SB– Honestly, no. like I said, it had nothing to do with TNCA or IPL or anything like that. it was just a coincident that people get that notion. It was purely based on what I was looking at – my career. In the last 15 years, I have played for TN. I have had only one thing – my team, TN – on my mind. I have given 100% for the state. I have never thought of anything else. At certain points, I might have reached a thought of as a professional cricketer, about what I would want to do. It is important to come in your professional career a full circle. It was about the right time when I got the call, and it was about time that I wanted to move on for my career or for my personal perspective to get the best out of me with the rest of the cricket left in me.
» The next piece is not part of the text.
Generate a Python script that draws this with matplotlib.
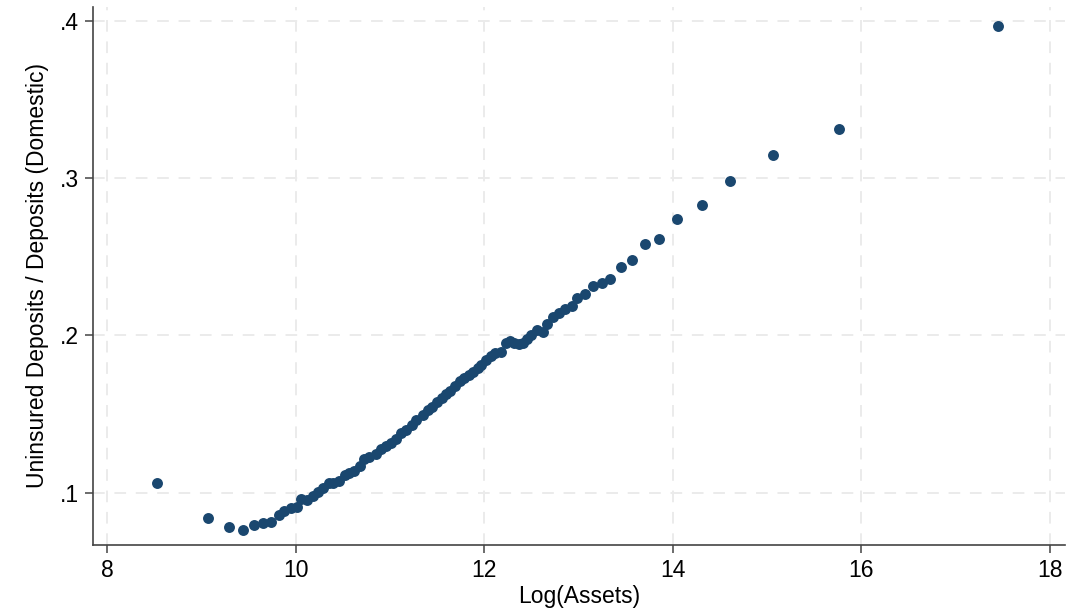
import matplotlib
matplotlib.use("Agg")
import matplotlib.pyplot as plt
from matplotlib.ticker import FixedLocator, FuncFormatter

plt.rcParams["font.family"] = ["Liberation Sans", "DejaVu Sans"]

# Binned means: log assets vs. uninsured share of domestic deposits
log_assets = [
    8.53, 9.07, 9.29, 9.44, 9.56, 9.65, 9.74, 9.82, 9.88, 9.95,
    10.01, 10.06, 10.12, 10.18, 10.24, 10.29, 10.35, 10.40, 10.46, 10.52,
    10.57, 10.62, 10.68, 10.73, 10.78, 10.85, 10.91, 10.96, 11.01, 11.07,
    11.12, 11.17, 11.23, 11.28, 11.35, 11.40, 11.45, 11.50, 11.55, 11.60,
    11.64, 11.69, 11.74, 11.79, 11.84, 11.88, 11.93, 11.97, 12.02, 12.07,
    12.12, 12.18, 12.23, 12.27, 12.32, 12.37, 12.41, 12.46, 12.50, 12.56,
    12.62, 12.67, 12.73, 12.79, 12.86, 12.93, 12.99, 13.07, 13.15, 13.25,
    13.34, 13.45, 13.57, 13.71, 13.86, 14.05, 14.31, 14.61, 15.06, 15.76,
    17.45,
]
uninsured_share = [
    0.1063, 0.0842, 0.0783, 0.0761, 0.0796, 0.0811, 0.0817, 0.0860, 0.0887, 0.0906,
    0.0913, 0.0958, 0.0955, 0.0983, 0.1006, 0.1034, 0.1064, 0.1062, 0.1076, 0.1112,
    0.1127, 0.1142, 0.1170, 0.1218, 0.1230, 0.1248, 0.1277, 0.1295, 0.1320, 0.1344,
    0.1378, 0.1401, 0.1432, 0.1463, 0.1495, 0.1527, 0.1545, 0.1580, 0.1605, 0.1628,
    0.1648, 0.1680, 0.1709, 0.1730, 0.1752, 0.1768, 0.1795, 0.1815, 0.1847, 0.1870,
    0.1888, 0.1898, 0.1950, 0.1962, 0.1955, 0.1945, 0.1954, 0.1975, 0.2000, 0.2036,
    0.2024, 0.2072, 0.2119, 0.2145, 0.2166, 0.2187, 0.2238, 0.2266, 0.2312, 0.2333,
    0.2357, 0.2438, 0.2480, 0.2580, 0.2611, 0.2739, 0.2828, 0.2981, 0.3146, 0.3312,
    0.3968,
]

x_ticks = [8, 10, 12, 14, 16, 18]
y_ticks = [0.1, 0.2, 0.3, 0.4]

fig = plt.figure(figsize=(10.69, 6.13), dpi=100)
ax = fig.add_axes([0.087, 0.111, 0.909, 0.878])

ax.scatter(log_assets, uninsured_share, s=62, color="#1a476f", linewidths=0, zorder=3)

ax.set_xlim(7.85, 18.16)
ax.set_ylim(0.0669, 0.4089)
ax.xaxis.set_major_locator(FixedLocator(x_ticks))
ax.yaxis.set_major_locator(FixedLocator(y_ticks))
# Stata-style labels without the leading zero
ax.yaxis.set_major_formatter(FuncFormatter(lambda v, _: f"{v:.1f}".lstrip("0")))

ax.grid(True, color="#ebebeb", linestyle=(0, (6, 5)), linewidth=1.4, zorder=0)
ax.set_axisbelow(True)

for side in ("top", "right"):
    ax.spines[side].set_visible(False)
for side in ("left", "bottom"):
    ax.spines[side].set_color("#444444")
    ax.spines[side].set_linewidth(1.2)

ax.tick_params(axis="both", direction="out", length=6, width=1.1,
               color="#444444", labelsize=16.5, pad=4)

ax.set_xlabel("Log(Assets)", fontsize=16.5, labelpad=2)
ax.set_ylabel("Uninsured Deposits / Deposits (Domestic)", fontsize=16.5, labelpad=8)

fig.savefig("out.png", dpi=100, facecolor="white")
SJ– In your time with TN, and let’s compare the Ranji Trophy wins with the neighbouring state – Karnataka. What do you think has held back from accomplishing as much as – let us forget Mumbai – Karnataka in the recent years?

SB– I think it is only with the mental ability. I would say that is what has held TN back. Talent wise, there has always been talent and cricketers who have been coming up who are talented. It is all about handling pressure, the mental ability. When you go out there and face a bowler who bowls really well, is consistent and when you see a track which is helping the bowlers – you have to forget everything else and just watch the ball. It is not easy, it is easier said than done. It is important to develop the mental skills. I definitely feel it is lacking in TN cricket. It is definitely not the strongest point. When there is pressure and when the conditions are up and difficult, when playing in the North, in bowler friendly conditions, it is not the talent but the mental skills that need to be developed for that. The difference is only in the mind. The mental skills have to be there. I don’t know how it can be inculcated or brought in, but there is the difference.
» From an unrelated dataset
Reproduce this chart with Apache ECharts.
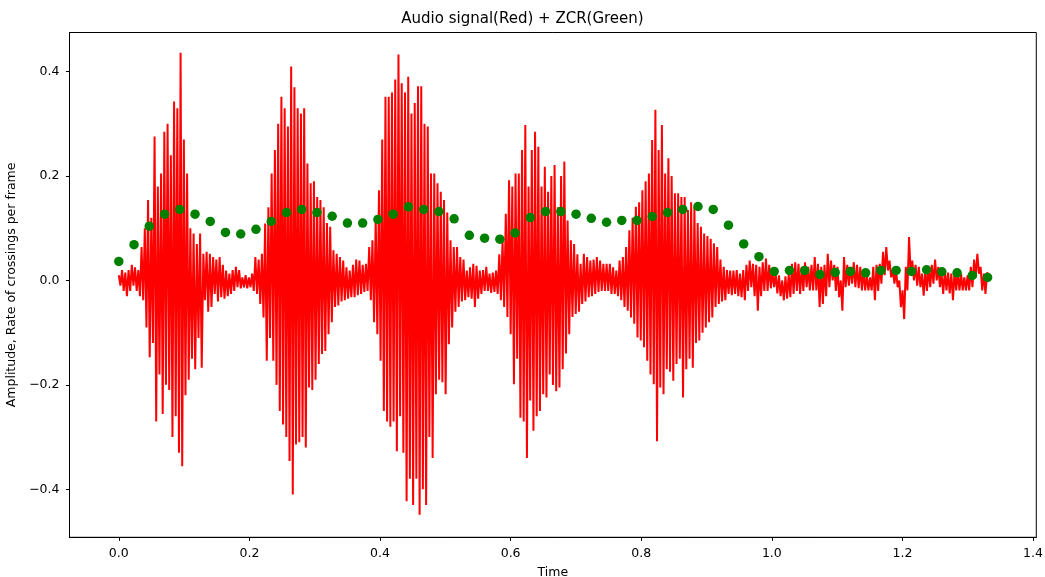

SJ– I want to talk about your IPL career a little bit and then your Test career. Talking about IPL, there is a question from listener, Anantha, who is a big Badrinath fan. His question is – you were sent in if there were early wickets down for Chennai Super Kings (CSK) to come and steady the ship, while if the openers did well or the top-3 did well, then a lot of the times you didn’t even get to bat. This sort of shuffling, do you think this affected your prospects with other IPL teams? Was this done based on the skills that you had?
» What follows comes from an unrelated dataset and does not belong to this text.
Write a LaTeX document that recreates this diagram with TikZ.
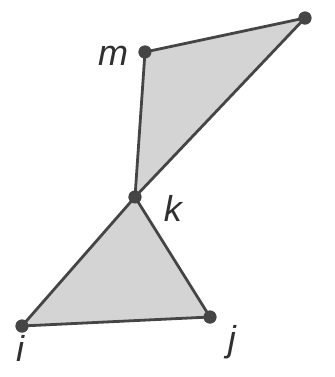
\documentclass[tikz,border=0pt]{standalone}
\usepackage{fontspec}
\setmainfont{Liberation Sans}
\usetikzlibrary{positioning}
\definecolor{vtcinza}{HTML}{454545}
\definecolor{vtcinzaclaro}{HTML}{D4D4D4}
\definecolor{vttexto}{HTML}{303030}
\tikzset{
  vtponto/.style={circle, fill=vtcinza, inner sep=0pt, minimum size=6.5pt},
  vtaresta/.style={draw=vtcinza, line width=1.4pt},
  vtpreenche/.style={fill=vtcinzaclaro},
  vtrotulo/.style={font=\fontsize{18}{20}\selectfont\itshape, text=vttexto, inner sep=0pt},
}
\begin{document}
\begin{tikzpicture}[x=0.5pt, y=-0.5pt]
        \useasboundingbox (0,0) rectangle (334,377);
        \clip (0,0) rectangle (334,377);
        % ---------------- vertices ----------------
        \node[vtponto] (m) at (145,52) {};
        \node[vtponto] (l) at (305,18) {};
        \node[vtponto] (k) at (135,197) {};
        \node[vtponto] (i) at (22,326) {};
        \node[vtponto] (j) at (210,317) {};
        % ---------------- faces ----------------
        \fill[vtpreenche] (m.center) -- (l.center) -- (k.center) -- cycle;
        \fill[vtpreenche] (k.center) -- (i.center) -- (j.center) -- cycle;
        % ---------------- arestas ----------------
        \draw[vtaresta] (m.center) -- (l.center);
        \draw[vtaresta] (l.center) -- (k.center);
        \draw[vtaresta] (k.center) -- (m.center);
        \draw[vtaresta] (k.center) -- (i.center);
        \draw[vtaresta] (i.center) -- (j.center);
        \draw[vtaresta] (j.center) -- (k.center);
        % ---------------- pontos por cima ----------------
        \foreach \v in {m,l,k,i,j}
          \node[vtponto] at (\v) {};
        % ---------------- rotulos ----------------
        \node[vtrotulo] (rm) at (113,56) {m};
        \node[vtrotulo] (rl) at (339,31) {l};
        \node[vtrotulo] (rk) at (173,208) {k};
        \node[vtrotulo] (ri) at (20,348) {i};
        \node[vtrotulo] (rj) at (232,342) {j};
    \end{tikzpicture}
\end{document}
SB– No, I think it was just my role with the CSK. I don’t think I am a player who can just do that role. If you have seen my knocks, it is a tough thing to play. When the game is at 0/2 or 5/2 or 10/2, I don’t think it is easy to go out and bat. But, I have played knocks and I have a strike rate close to 120. It is just that in CSK it happened to become like that. i don’t think I am a player just for that role. I have my skill sets, and I have proved quite a few times that I can play any number and play any situation. I have played crucial knocks and pace when we chased down 190 – 200 runs. It is just that the mindset, the way it has become… To be honest, if any team is thinking that I can do only that role, it is definitely not valid and I cannot accept that. I have proved it otherwise. In CSK it became like that because of the players who were there who were ahead and behind me – I had (Suresh) Raina ahead of me and (M.S.) Dhoni behind me, followed by (Dwayne) Bravo and we opened with (Matthew) Hayden. These kinds of players, the team and combination which designed my role to such a way. But definitely it wasn’t the way I can play. I am a multi specialist player as a batsman.

SJ– I want to understand the scenario. Let’s say you enter the ground – whether it was Chepauk or wherever, but you are not sure where you are going to bat that day. More than the skills, I want to know how you approach. T20 moves so fast, you don’t have much time thinking what is happening. But, at the same time you have to stay focussed to be ready to go in whenever required – whether it is 5/2 or 150/1.

SB– Like I said, it was definitely not an easy thing to do. It was a very hard role. I remember Stephen Fleming – CSK coach – speaking to me quite a few times, where he told me that what I did for the team was definitely invaluable and not an easy thing to do. It is a hard thing to do. I can understand that from my side. Many times I had been upset, not in the best frame of mind. It is just normal. He has spoken to me a lot of times, telling me that it was not the easiest thing to do. I think it was very hard, but I was really proud of myself that I had fulfilled that role. It was so tough but I did it to the best of my abilities. I had to work harder, had to practice playing defensively and offensively as well. I had to work on quite a lot of things.

SJ– From the mental aspect of it – you did this for 5 years.

SB– 6 years, actually. Yes, mentally too, it was not an easy thing to do. i had to come into the match and I didn’t know where I was going to bat. I had to pad up with the openers, but I didn’t know when I was going to go in to bat. Like I said, it was not easy, mentally. I had to prepare myself for multiple situations. I had to practice for them all, it was hard work.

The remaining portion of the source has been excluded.